The hesitation among single-family home buyers has a direct ripple effect on the multifamily rental market. When buyers delay home purchases due to affordability pressures or economic uncertainty, they often remain renters longer. This extended renting cycle can benefit multifamily investors in several ways:

  1. Sustained Rental Demand – With fewer first-time buyers entering the market, occupancy rates in multifamily properties are likely to remain stable or even increase in some markets. This is particularly true in regions where housing affordability is most constrained, as renters have limited alternatives.
  2. Potential for Rent Growth – Stronger demand allows landlords to maintain or modestly increase rents, especially in well-located, quality properties. Even as single-family homes offer price cuts and incentives, many prospective buyers may still find renting more feasible in the short term.

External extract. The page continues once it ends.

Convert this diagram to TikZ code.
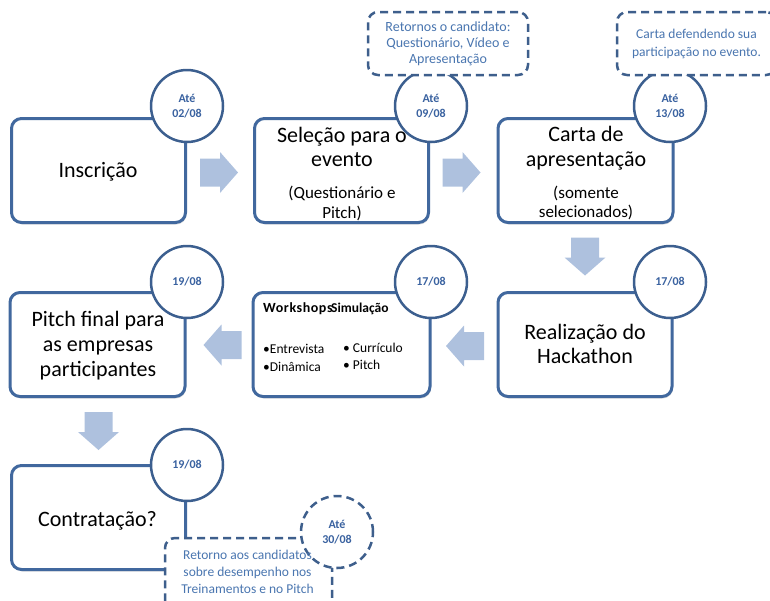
\documentclass[tikz,border=0pt]{standalone}
\usepackage{fontspec}
\setmainfont{Carlito}
\usetikzlibrary{shadows}
\definecolor{boxblue}{HTML}{41689E}
\definecolor{circblue}{HTML}{3C5F8F}
\definecolor{dashblue}{HTML}{3E5F8C}
\definecolor{datetext}{HTML}{3A62A0}
\definecolor{notetext}{HTML}{4A76B0}
\definecolor{arrowblue}{HTML}{AEC1DE}
\begin{document}
\begin{tikzpicture}[x=1pt,y=-1pt,
  stagebox/.style={draw=boxblue, line width=3pt, rounded corners=10pt, fill=white,
    minimum width=174pt, minimum height=104pt, inner sep=0pt,
    drop shadow={shadow xshift=1pt, shadow yshift=-2pt, opacity=0.25}},
  datecircle/.style={circle, draw=circblue, line width=2.5pt, fill=white,
    minimum size=72pt, inner sep=0pt, text=datetext, align=center,
    font=\bfseries\fontsize{12}{15}\selectfont},
  notebox/.style={draw=dashblue, line width=2.5pt, dash pattern=on 8pt off 5pt,
    rounded corners=10pt, fill=white, inner sep=0pt, text=notetext, align=center,
    font=\fontsize{14}{16}\selectfont},
  blockarr/.pic={\fill[arrowblue] (-19,-14) -- (1,-14) -- (1,-20.5) -- (19,0)
      -- (1,20.5) -- (1,14) -- (-19,14) -- cycle;},
  bigtext/.style={align=center, inner sep=0pt, font=\fontsize{22}{24.5}\selectfont},
  subtext/.style={align=center, inner sep=0pt, font=\fontsize{17}{20}\selectfont},
  wstext/.style={anchor=base west, inner sep=0pt, font=\fontsize{13.5}{16}\selectfont},
  wshead/.style={anchor=base west, inner sep=0pt, font=\bfseries\fontsize{13.5}{16}\selectfont}
]
\useasboundingbox (0,0) rectangle (770,600);

% block arrows
\coordinate (a12) at (219,172.5);
\coordinate (a23) at (461.5,172.5);
\coordinate (a36) at (585,256.5);
\coordinate (a65) at (465,346);
\coordinate (a54) at (222.5,345);
\coordinate (a47) at (98.5,431);
\pic at (a12) {blockarr};
\pic at (a23) {blockarr};
\pic[rotate=-90] at (a36) {blockarr};
\pic[rotate=180] at (a65) {blockarr};
\pic[rotate=180] at (a54) {blockarr};
\pic[rotate=-90] at (a47) {blockarr};

% stage boxes
\node[stagebox] (b1) at (98.5,170.5) {};
\node[stagebox] (b2) at (341.5,170.5) {};
\node[stagebox, minimum width=175pt] (b3) at (585.5,170.5) {};
\node[stagebox, minimum width=175pt] (b4) at (97.5,344.5) {};
\node[stagebox, minimum width=177pt] (b5) at (341.5,344.5) {};
\node[stagebox] (b6) at (585,344.5) {};
\node[stagebox] (b7) at (98.5,517.5) {};

% date circles
\node[datecircle] (c1) at (187,106) {Até\\02/08};
\node[datecircle] (c2) at (431,106) {Até\\09/08};
\node[datecircle] (c3) at (670,106) {Até\\13/08};
\node[datecircle] (c4) at (187,282) {19/08};
\node[datecircle] (c5) at (431,282) {17/08};
\node[datecircle] (c6) at (670,282) {17/08};
\node[datecircle] (c7) at (187,465) {19/08};

% notes
\node[notebox, minimum width=160pt, minimum height=63pt] (nA) at (448,43.5)
  {Retornos o candidato:\\Questionário, Vídeo e\\Apresentação};
\node[notebox, minimum width=159pt, minimum height=63pt,
  font=\fontsize{13.5}{18}\selectfont] (nB) at (696.5,43.5)
  {Carta defendendo sua\\participação no evento.};
\node[notebox, minimum width=167pt, minimum height=102pt] (nC) at (248.5,589) {};
\node[datecircle, dash pattern=on 8pt off 5pt, draw=dashblue] (cD) at (337,532) {Até\\30/08};

% texts
\node[bigtext] (t1) at (98,172) {Inscrição};
\node[bigtext, font=\fontsize{22}{24}\selectfont] (t2) at (342,146.5) {Seleção para o\\evento};
\node[subtext] (t2s) at (342,203) {(Questionário e\\Pitch)};
\node[bigtext, font=\fontsize{22}{25}\selectfont] (t3) at (586,148) {Carta de\\apresentação};
\node[subtext, font=\fontsize{17}{19}\selectfont] (t3s) at (586,202.5) {(somente\\selecionados)};
\node[bigtext, font=\fontsize{22}{25}\selectfont] (t4) at (98,346) {Pitch final para\\as empresas\\participantes};
\node[bigtext, font=\fontsize{22}{24}\selectfont] (t6) at (585,343.5) {Realização do\\Hackathon};
\node[bigtext] (t7) at (97.5,520.7) {Contratação?};

\node[wshead, font=\bfseries\fontsize{14}{16}\selectfont\addfontfeature{LetterSpace=4}] (w1) at (263,312) {Workshops};
\node[wshead] (w2) at (331,312) {Simulação};
\node[wstext] (w3) at (263,353) {•Entrevista};
\node[wstext] (w4) at (263,371) {•Dinâmica};
\node[wstext] (w5) at (343,352) {• Currículo};
\node[wstext] (w6) at (343,369) {• Pitch};

\node[align=center, inner sep=0pt, text=notetext, font=\fontsize{13.5}{17}\selectfont]
  (tC) at (247.5,571.5) {Retorno aos candidatos\\sobre desempenho nos\\Treinamentos e no Pitch};
\end{tikzpicture}
\end{document}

  3. Reduced Volatility Compared to Single-Family Markets – While single-family construction slows in response to weak buyer traffic, multifamily developments tend to be less sensitive to short-term fluctuations. Investors in stabilized multifamily assets may therefore experience more predictable cash flow during periods of single-family market uncertainty.
  4. Opportunities in Select Markets – Regional variations in buyer activity can influence where multifamily demand is strongest. For example, areas in the Northeast and South where buyer confidence is slightly higher may see slower rental demand growth, whereas the Midwest and West could benefit from stronger renter retention as prospective buyers remain on the sidelines.
  5. Long-Term Tailwinds – Even as mortgage rates decrease and the single-family market eventually recovers, multifamily investors may continue to see benefits from structural housing affordability challenges. Rising home prices, stricter lending standards, and ongoing economic uncertainty all contribute to a pool of renters that supports multifamily occupancy and income stability.

In short, hesitation in the single-family market reinforces the role of multifamily housing as a reliable investment for multifamily investors. While economic uncertainty and inflationary pressures impact all real estate sectors, multifamily properties positioned in markets with strong rental demand and limited supply are well-positioned to benefit from sustained renter activity in the near term.